Overcrowding at the Bucks County Correctional Facility and handling the opioid crisis is costing taxpayers more.
On Wednesday, the Bucks County Commissioners approved spending $4 million to three departments to handle expenses that were not budgeted for when the 2017 fiscal year budget was approved last December.
County officials said the Coroner’s Office will receive $300,000, the District Attorney’s Office will get $400,000 and the Department of Corrections is slated to take in $3.3 million.
The additional funds needed for the Department of Corrections are tied to the opioid epidemic-related arrests and overcrowding at the prison, which forces the county to send local inmates out of county and increases costs. In July, the county spent $400,000 to house inmates at Kintock and Hoffman Hall in Philadelphia and the Montgomery County Correctional Facility.

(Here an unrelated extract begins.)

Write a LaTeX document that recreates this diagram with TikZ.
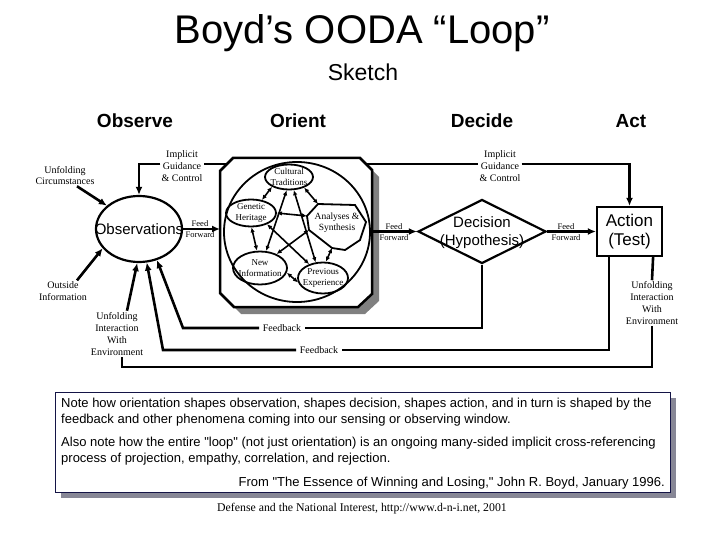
\documentclass[tikz,border=0pt]{standalone}
\usepackage{fontspec}
\setmainfont{Liberation Serif}
\newfontfamily\arial{Liberation Sans}
\usetikzlibrary{arrows.meta,shapes.geometric,calc}
\definecolor{shgray}{RGB}{128,128,128}
\definecolor{navy}{RGB}{20,20,70}
\definecolor{noteshadow}{RGB}{135,135,150}
\begin{document}
\begin{tikzpicture}[x=1pt,y=-1pt,
  lbl/.style={font=\fontsize{10}{11.8}\selectfont, align=center, inner sep=1pt},
  small/.style={font=\fontsize{9}{10.5}\selectfont, align=center, inner sep=0pt},
  ff/.style={font=\fontsize{8.5}{11}\selectfont, align=center, inner sep=0pt},
  conn/.style={line width=2.6pt},
  arr/.style={conn, -{Latex[length=8pt,width=7pt]}},
  inarr/.style={line width=1.6pt, {Latex[length=5pt,width=4.5pt]}-{Latex[length=5pt,width=4.5pt]}},
  hdr/.style={font=\arial\bfseries\fontsize{19}{22}\selectfont},
  big/.style={font=\arial\fontsize{15}{18}\selectfont, align=center},
  soval/.style={ellipse, draw, line width=1.8pt, inner sep=0pt},
  notetxt/.style={font=\arial\fontsize{13}{15}\selectfont, inner sep=0pt},
  fbl/.style={font=\fontsize{10}{11.8}\selectfont, inner sep=3.5pt}
]
\useasboundingbox (0,0) rectangle (720,540);

% titles
\node[font=\arial\fontsize{40}{46}\selectfont] (title) at (362,33) {Boyd’s OODA “Loop”};
\node[font=\arial\fontsize{23}{26}\selectfont] (sketch) at (363,72) {Sketch};
\node[hdr] (hObs) at (135,121) {Observe};
\node[hdr] (hOri) at (298,121) {Orient};
\node[hdr] (hDec) at (482,121) {Decide};
\node[hdr] (hAct) at (631,121) {Act};

% Orient block
\fill[shgray] (240,165) -- (367,165) -- (379,177) -- (379,301) -- (365,314) -- (241,314) -- (227,300) -- (227,178) -- cycle;
\draw[line width=2.5pt, fill=white] (233,158) -- (360,158) -- (372,170) -- (372,294) -- (358,307) -- (234,307) -- (220,293) -- (220,171) -- cycle;
\draw[line width=1.8pt] (297,232) ellipse [x radius=73, y radius=70];
\coordinate (orW) at (220,229);
\coordinate (orE) at (372,231.5);
\coordinate (igL) at (227,164);
\coordinate (igR) at (366,164);

\node[soval, minimum width=48, minimum height=25] (cul) at (289,177) {};
\node[small] (culT) at (cul) {Cultural\\Traditions};
\node[soval, minimum width=50, minimum height=27] (gen) at (251,213) {};
\node[small] (genT) at (gen) {Genetic\\Heritage};
\node[soval, minimum width=54, minimum height=33] (new) at (260,268) {};
\node[small] (newT) at (new) {New\\Information};
\node[soval, minimum width=50, minimum height=31] (pre) at (323,278) {};
\node[small] (preT) at (pre) {Previous\\Experience};
\coordinate (a1) at (307,216);
\coordinate (a2) at (318,204);
\coordinate (a3) at (355,205);
\coordinate (a4) at (366,222);
\coordinate (a5) at (360,240);
\coordinate (a6) at (345,250);
\coordinate (a7) at (332,248);
\coordinate (a8) at (309,230);
\draw[line width=1.8pt] (a1) -- (a2) -- (a3) -- (a4) -- (a5) -- (a6) -- (a7) -- (a8) -- cycle;
\node[small, font=\fontsize{9.5}{11}\selectfont] (anaT) at (337,223) {Analyses \&\\Synthesis};

\draw[inarr] (cul.-150) -- (gen.50);
\draw[inarr] (cul.-35) -- (a2);
\draw[inarr] (gen.0) -- (a1);
\draw[inarr] (gen.-88) -- (new.100);
\draw[inarr] (a7) -- (pre.80);
\draw[inarr] (new.-10) -- (pre.190);
\draw[inarr] (cul.-100) -- (new.70);
\draw[inarr] (cul.-70) -- (pre.115);
\draw[inarr] (gen.-35) -- (pre.135);
\draw[inarr] (a8) -- (new.40);

% Observe
\node[ellipse, draw, line width=2.2pt, minimum width=86, minimum height=66, inner sep=0pt] (obs) at (139,229) {};
\node[big] (obsT) at (obs) {Observations};

% Decide
\node[diamond, draw, line width=2.2pt, minimum width=128, minimum height=64, inner sep=0pt] (dec) at (482,231.5) {};
\node[big] (decT) at (482,233) {Decision\\(Hypothesis)};

% Act
\node[draw, line width=2.2pt, minimum width=65, minimum height=49, inner sep=0pt, align=center,
      font=\arial\fontsize{17}{19}\selectfont] (act) at (629.5,231.5) {Action\\(Test)};

% feed forward
\draw[arr] (obs.east) -- (orW);
\node[ff] (ff1) at (200,229) {Feed\\Forward};
\draw[arr] (orE) -- (dec.west);
\node[ff] (ff2) at (394,232) {Feed\\Forward};
\draw[arr] (dec.east) -- (act.west);
\node[ff] (ff3) at (566,232) {Feed\\Forward};

% implicit guidance
\node[lbl] (igLT) at (182,166) {Implicit\\Guidance\\\& Control};
\draw[conn] (igL) -- (igL -| igLT.east);
\draw[arr] (igL -| igLT.west) -| (obs.north);
\node[lbl] (igRT) at (500,166) {Implicit\\Guidance\\\& Control};
\draw[conn] (igR) -- (igR -| igRT.west);
\draw[arr] (igR -| igRT.east) -| (act.north);

% external inputs
\node[lbl, font=\fontsize{10}{11}\selectfont] (uc) at (65,176) {Unfolding\\Circumstances};
\draw[arr] ($(uc.south)+(12,0)$) -- (obs.144);
\node[lbl] (oi) at (63,291) {Outside\\Information};
\draw[arr] ($(oi.north)+(14,0)$) -- (obs.208);
\node[lbl, font=\fontsize{10}{12.3}\selectfont] (uiL) at (117,334) {Unfolding\\Interaction\\With\\Environment};
\draw[arr] ($(uiL.north)+(10,0)$) -- (obs.-93);

% feedback
\node[fbl] (fb1) at (282,328) {Feedback};
\coordinate (c1) at (183,328);
\draw[conn] (dec.south) |- (fb1.east);
\draw[arr] (fb1.west) -- (c1) -- (obs.-60);
\node[fbl] (fb2) at (319,350) {Feedback};
\coordinate (c2) at (163,350);
\draw[conn] ($(act.south west)+(13,0)$) |- (fb2.east);
\draw[arr] (fb2.west) -- (c2) -- (obs.-77);

% unfolding interaction (right)
\node[lbl, font=\fontsize{10}{12}\selectfont] (uiR) at (652,303) {Unfolding\\Interaction\\With\\Environment};
\draw[conn] ($(act.south east)+(-10,0)$) -- (uiR.north);
\coordinate (c3) at (122,367);
\draw[conn] (uiR.south) |- (c3) -- (c3 |- uiL.south);

% note box
\fill[noteshadow] (61,398) rectangle (676,498);
\node[draw=navy, line width=1.2pt, fill=white, minimum width=615, minimum height=100, inner sep=0pt, anchor=north west] (note) at (55,392) {};
\node[notetxt, anchor=base west] (n1) at (61,407) {Note how orientation shapes observation, shapes decision, shapes action, and in turn is shaped by the};
\node[notetxt, anchor=base west] (n2) at (61,423) {feedback and other phenomena coming into our sensing or observing window.};
\node[notetxt, anchor=base west] (n3) at (61,446) {Also note how the entire "loop" (not just orientation) is an ongoing many-sided implicit cross-referencing};
\node[notetxt, anchor=base west] (n4) at (61,462) {process of projection, empathy, correlation, and rejection.};
\node[notetxt, anchor=base east] (n5) at (665,486) {From "The Essence of Winning and Losing," John R. Boyd, January 1996.};

\node[font=\fontsize{11.8}{13}\selectfont] (foot) at (362,509) {Defense and the National Interest, http://www.d-n-i.net, 2001};
\end{tikzpicture}
\end{document}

The county spent $812,000 recently to begin working on plans to add extra capacity to the Bucks County Correctional Facility complex in Doylestown. The goal is to add more programs and space for inmates.
Commissioner Robert Loughery said the money for the coroner is needed due to the growing amount of overdose autopsies performed by the county. He said the coroner released data in July that showed a 38 percent increase in overdose autopsies year over year.
The opioid epidemic, which the county has taken steps to attempt to curb, also causes strain on the Bucks County Department of Children and Youth and the Drug and Alcohol Commission, Loughery said.
“The impact on the budget has been getting worse,” Finance Director David Boscola said of the opioid epidemic’s impact.
County COO Brian Hessenthaler said work has begun on the 2018 budget and the opioid epidemic and related process is taxing county spending. He called putting the budget together a “difficult process.”